Cuda-gdb is slow as molasses

So this is a bit of a rant, but I’ve been waiting for cuda-gdb to execute a ‘next’ command for about 10 minutes now. Don’t worry, it’ll get there, eventually, but why on earth is it so slow, can I do anything about it, and is there anything being done about it??

The same thing happens when hitting a breakpoint in a kernel for the first time. I get a message saying it’s switching focus to kernel blah_blah block(blah,blah) thread(blah,blah) yadda yadda, and I know I can now go do something else, and when I come back in ~10ish minutes it will be ready for me. At least until I say ‘next’, at which point I have another 10 minute wait. After that it is fine, no more waiting, at least until I have to restart the program and do it all over again.

This behavior is really killing my edit-compile-debug flow. I’m using cuda-11.1.1

Hi there! Thanks for reaching out.

Sorry you are having a poor experience with CUDA-GDB. Are you able to share anymore information about the application you are trying to debug? A reproducer would help us determine why the slow down is occurring.

There can be high initial load time costs upon the launch of the first kernel for certain CUDA applications. Ten minutes however is not expected. Does your application contain many (order of hundreds) of CUDA kernels? The debugger team has recently been examining some of our load time issues and will be addressing performance bottlenecks in future releases. It might be worthwhile to try a CUDA-GDB from one of our newer CUDA Toolkit releases. There has also been driver improvements that may benefit your use case.

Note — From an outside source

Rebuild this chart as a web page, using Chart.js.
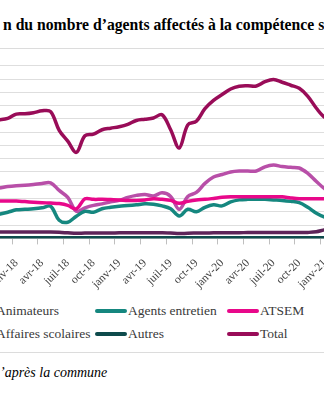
<!DOCTYPE html>
<html>
<head>
<meta charset="utf-8">
<script src="https://cdn.jsdelivr.net/npm/chart.js@4.4.1/dist/chart.umd.min.js"></script>
<style>
  html, body { margin: 0; padding: 0; width: 324px; height: 400px; overflow: hidden; background: #fff; }
  body { position: relative; font-family: "Liberation Serif", "Times New Roman", serif; color: #3a3a3a; }
  #title { position: absolute; left: 3px; top: 16px; font-size: 15.7px; line-height: 17px; font-weight: bold; color: #000; white-space: nowrap; }
  .rule { position: absolute; left: 0; width: 324px; height: 1px; background: #dcdcdc; }
  #wrap { position: absolute; left: 0; top: 0; width: 400px; height: 260px; }
  .item { position: absolute; display: flex; align-items: center; height: 16px; font-size: 13.5px; white-space: nowrap; }
  .sw { display: inline-block; width: 32px; height: 4px; border-radius: 2px; margin-right: 1px; }
  #source { position: absolute; left: 0; top: 365px; font-size: 14px; line-height: 16px; font-style: italic; color: #000; white-space: nowrap; }
</style>
</head>
<body>
<div id="title">n du nombre d’agents affectés à la compétence s</div>
<div class="rule" style="top:48px"></div>
<div id="wrap"><canvas id="chart"></canvas></div>
<div id="legend"></div>
<div class="rule" style="top:352px"></div>
<div id="source">’après la commune</div>
<script>
// monthly categories, oct-17 .. févr-21
const months = ['oct-17', 'nov-17', 'déc-17',
  'janv-18', 'févr-18', 'mars-18', 'avr-18', 'mai-18', 'juin-18', 'juil-18', 'août-18', 'sept-18', 'oct-18', 'nov-18', 'déc-18',
  'janv-19', 'févr-19', 'mars-19', 'avr-19', 'mai-19', 'juin-19', 'juil-19', 'août-19', 'sept-19', 'oct-19', 'nov-19', 'déc-19',
  'janv-20', 'févr-20', 'mars-20', 'avr-20', 'mai-20', 'juin-20', 'juil-20', 'août-20', 'sept-20', 'oct-20', 'nov-20', 'déc-20',
  'janv-21', 'févr-21'];

const animateurs = [37.6, 38.0, 39.1,
  39.7, 40.0, 40.6, 41.4, 41.8, 36.1, 30.9, 20.4, 23.0, 24.9, 26.0, 27.5,
  28.6, 30.9, 32.4, 33.1, 32.0, 34.3, 31.6, 21.9, 31.6, 34.6, 41.4, 46.2,
  48.1, 50.0, 50.7, 50.7, 50.7, 53.9, 55.2, 54.1, 53.5, 53.0, 48.9, 42.9,
  37.3, 35.4];
const agentsEntretien = [17.4, 18.2, 19.7,
  21.5, 21.9, 22.3, 23.0, 24.2, 13.7, 12.2, 16.7, 20.4, 19.7, 22.3, 23.4,
  24.2, 24.7, 25.3, 26.0, 25.7, 24.5, 22.3, 16.9, 21.9, 20.0, 23.4, 25.3,
  24.5, 27.5, 29.0, 29.4, 29.4, 29.4, 29.0, 28.6, 27.9, 26.9, 23.4, 18.9,
  15.9, 15.2];
const atsem = [28.3, 28.1, 28.1,
  28.1, 27.7, 27.3, 26.9, 26.6, 26.2, 24.9, 22.3, 29.8, 29.4, 29.4, 29.2,
  29.0, 28.6, 28.6, 29.0, 29.8, 29.4, 28.6, 26.4, 27.9, 29.0, 29.4, 30.1,
  30.9, 31.3, 31.4, 31.4, 31.4, 31.4, 31.4, 31.3, 30.5, 29.9, 29.8, 29.8,
  29.9, 29.9];
const affairesScolaires = [4.8, 4.8, 4.8,
  4.8, 4.8, 4.8, 4.8, 4.8, 4.6, 4.2, 3.8, 4.0, 4.0, 4.1, 4.1,
  4.2, 4.2, 4.2, 4.3, 4.3, 4.2, 4.0, 3.6, 3.9, 4.0, 4.1, 4.2,
  4.2, 4.3, 4.3, 4.4, 4.4, 4.4, 4.4, 4.4, 4.4, 4.4, 4.5, 5.0,
  6.5, 7.0];
const autres = [0.4, 0.4, 0.4,
  0.4, 0.4, 0.4, 0.4, 0.4, 0.4, 0.4, 0.4, 0.4, 0.4, 0.4, 0.4,
  0.4, 0.4, 0.4, 0.4, 0.4, 0.4, 0.4, 0.4, 0.4, 0.4, 0.4, 0.4,
  0.4, 0.4, 0.4, 0.4, 0.4, 0.4, 0.4, 0.4, 0.4, 0.4, 0.4, 0.4,
  0.4, 0.4];
const total = [88.6, 89.3, 90.4,
  93.6, 93.8, 94.6, 96.1, 95.5, 81.4, 73.2, 64.8, 77.3, 78.5, 81.8, 83.0,
  84.1, 85.9, 88.8, 89.7, 90.7, 93.1, 81.8, 68.1, 85.5, 88.2, 97.7, 103.9,
  108.3, 112.5, 114.6, 114.9, 114.8, 118.0, 119.6, 117.6, 115.3, 113.0, 107.0, 98.0,
  91.0, 89.0];

const seriesNames = ['Animateurs', 'Agents entretien', 'ATSEM', 'Affaires scolaires', 'Autres', 'Total'];
const seriesData = [animateurs, agentsEntretien, atsem, affairesScolaires, autres, total];
const colors = ['#b84fa8', '#15877f', '#e8088a', '#5e2459', '#0e4b4c', '#990c58'];

Chart.defaults.font.family = '"Liberation Serif", "Times New Roman", serif';
Chart.defaults.color = '#404040';

const wrap = document.getElementById('wrap');
const chart = new Chart(document.getElementById('chart'), {
  type: 'line',
  data: {
    labels: months,
    datasets: seriesData.map((d, i) => ({
      label: seriesNames[i],
      data: d,
      borderColor: colors[i],
      backgroundColor: colors[i],
      borderWidth: 3.5,
      pointRadius: 0,
      tension: 0.35,
      borderCapStyle: 'round',
      borderJoinStyle: 'round',
      order: seriesData.length - i // excel draws last series on top
    }))
  },
  options: {
    responsive: true,
    maintainAspectRatio: false,
    animation: false,
    layout: { padding: 0 },
    plugins: { legend: { display: false }, tooltip: { enabled: false } },
    scales: {
      x: {
        offset: true,
        grid: {
          offset: true,
          drawOnChartArea: false,
          tickLength: 6,
          tickColor: ctx => (ctx.index % 3 === 0 ? '#bfbfbf' : 'rgba(0,0,0,0)')
        },
        border: { display: true, color: '#d9d9d9' },
        ticks: {
          autoSkip: false,
          minRotation: 45,
          maxRotation: 45,
          padding: 12,
          font: { size: 11.5 },
          callback: (v, i) => (i % 3 === 0 ? months[i] : '')
        }
      },
      y: {
        min: 0,
        max: 130,
        ticks: { display: false, stepSize: 10 },
        grid: { color: '#dedede', drawTicks: false },
        border: { display: false }
      }
    }
  }
});

// size the plot so a month is 8.58px and the axis 0..130 spans 173px
for (let k = 0; k < 3; k++) {
  const a = chart.chartArea;
  const xs = chart.scales.x;
  const step = xs.getPixelForValue(1) - xs.getPixelForValue(0);
  const w = parseFloat(wrap.style.width || 400) + (8.58 - step) * months.length;
  const h = parseFloat(wrap.style.height || 260) + (173 - (a.bottom - a.top));
  wrap.style.width = Math.round(w) + 'px';
  wrap.style.height = Math.round(h) + 'px';
  chart.resize();
}
wrap.style.left = Math.round(16.7 - chart.scales.x.getPixelForValue(3)) + 'px';
wrap.style.top = Math.round(66 - chart.chartArea.top) + 'px';

// legend, three columns, first column partly off the left edge
const legendCols = [-37, 95, 227];
const rowCenters = [311, 334];
const legend = document.getElementById('legend');
seriesNames.forEach((name, i) => {
  const item = document.createElement('div');
  item.className = 'item';
  item.style.left = legendCols[i % 3] + 'px';
  item.style.top = (rowCenters[Math.floor(i / 3)] - 8) + 'px';
  item.innerHTML = '<span class="sw" style="background:' + colors[i] + '"></span><span>' + name + '</span>';
  legend.appendChild(item);
});
</script>
</body>
</html>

You can read about the latest CUDA-GDB changes here.

Wow, an employee, that’s awesome. The application is something at work, so I can’t share it unfortunately. We have order tens of kernels, but they are large kernels, with many thousands of of lines of template heavy code and lots of function calls. The slow downs seem to be related to the number of debugging symbols. We’ve found that if we compile kernels we aren’t debugging in in release mode, it minimizes the amount of time it takes to get through these initial waits that I’ve complained about. (This also benefits the initial JIT compile time as well!)

I typically compile in JIT mode using compute_60 as a baseline. We see the issue on Telsa and Volta cards.

We have tried CUDA 11.2 and 11.3.1, but they have led to performance decreases in the actual runtime, so have opted to stay at 11.1.1 for the moment. But that’s another issue, which we haven’t investigated any further.

Edit, because of the templates, we probably actually have ~100 kernels. Most quite large.

cuda-gdb is too slow to be a debugger… Help!

I can’t agree more! Besides, it is also uncomfortable to jump to the breakpoint of another thread suddenly when jumping to the next breakpoint!